Whether the horizontality of the shelves or terrace-lines is really as perfect as has been generally assumed is a point which will require to be tested by a more accurate trigonometrical survey than has yet been made. The preservation of precisely the same level in the lowest line throughout the glens of Roy, Spean, and Laggan, for a distance of 20 miles east and west, and 10 or 12 miles north and south, would be very wonderful if ascertained with mathematical precision. Mr. Jamieson, after making in 1862 several measurements with a spirit-level, has been led to suspect a rise in the lowest shelf of one foot in a mile in a direction from west to east, or from the mouth of Glen Roy to a point 6 miles east of it in Glen Spean.

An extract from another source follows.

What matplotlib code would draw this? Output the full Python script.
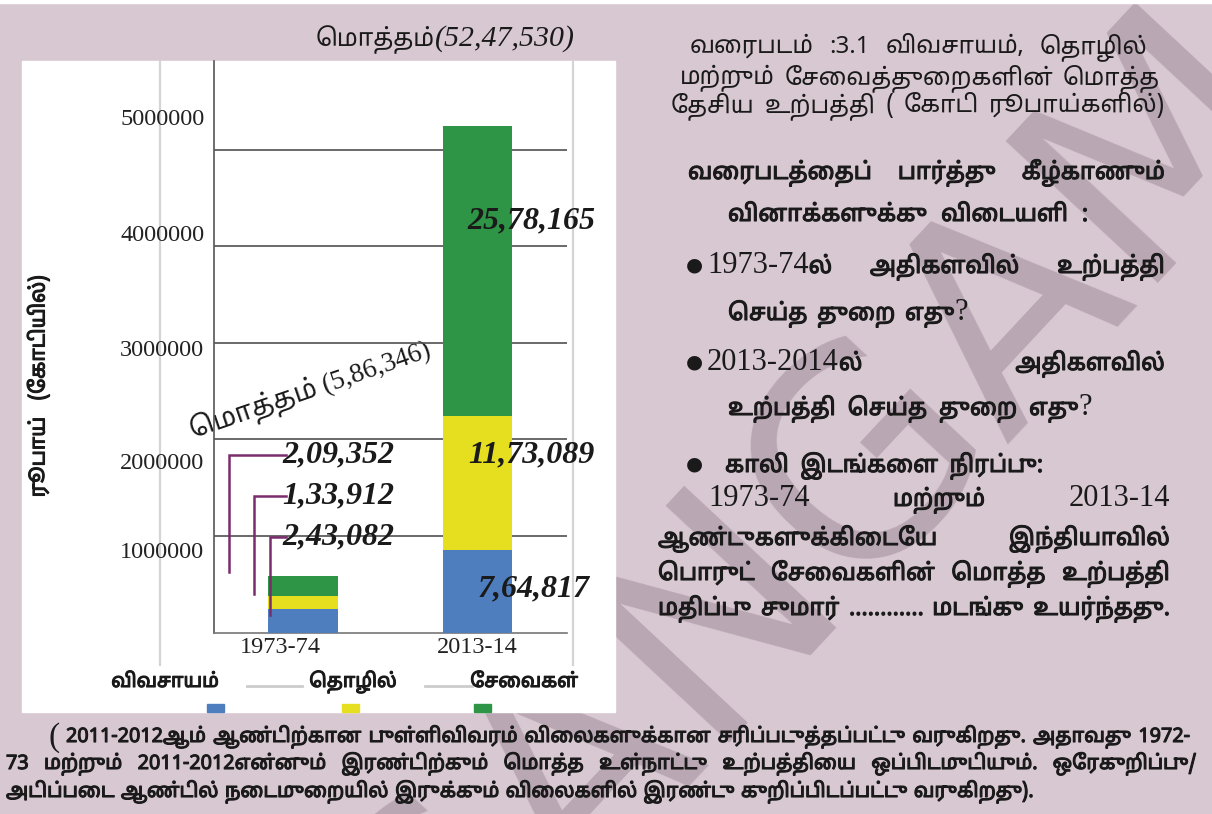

To confirm such observations, and to determine whether a similar rate of rise continues eastward, as far as the pass of Muckul, would be most important.

On the whole, I conclude that the Glen Roy terrace-lines and those of some neighbouring valleys, were formed on the borders of glacier-lakes, in times long subsequent to the principal glaciation of Scotland. They may perhaps have been nearly as late, especially the lowest of the shelves, as that portion of the Pleistocene period in which Man co-existed in Europe with the mammoth.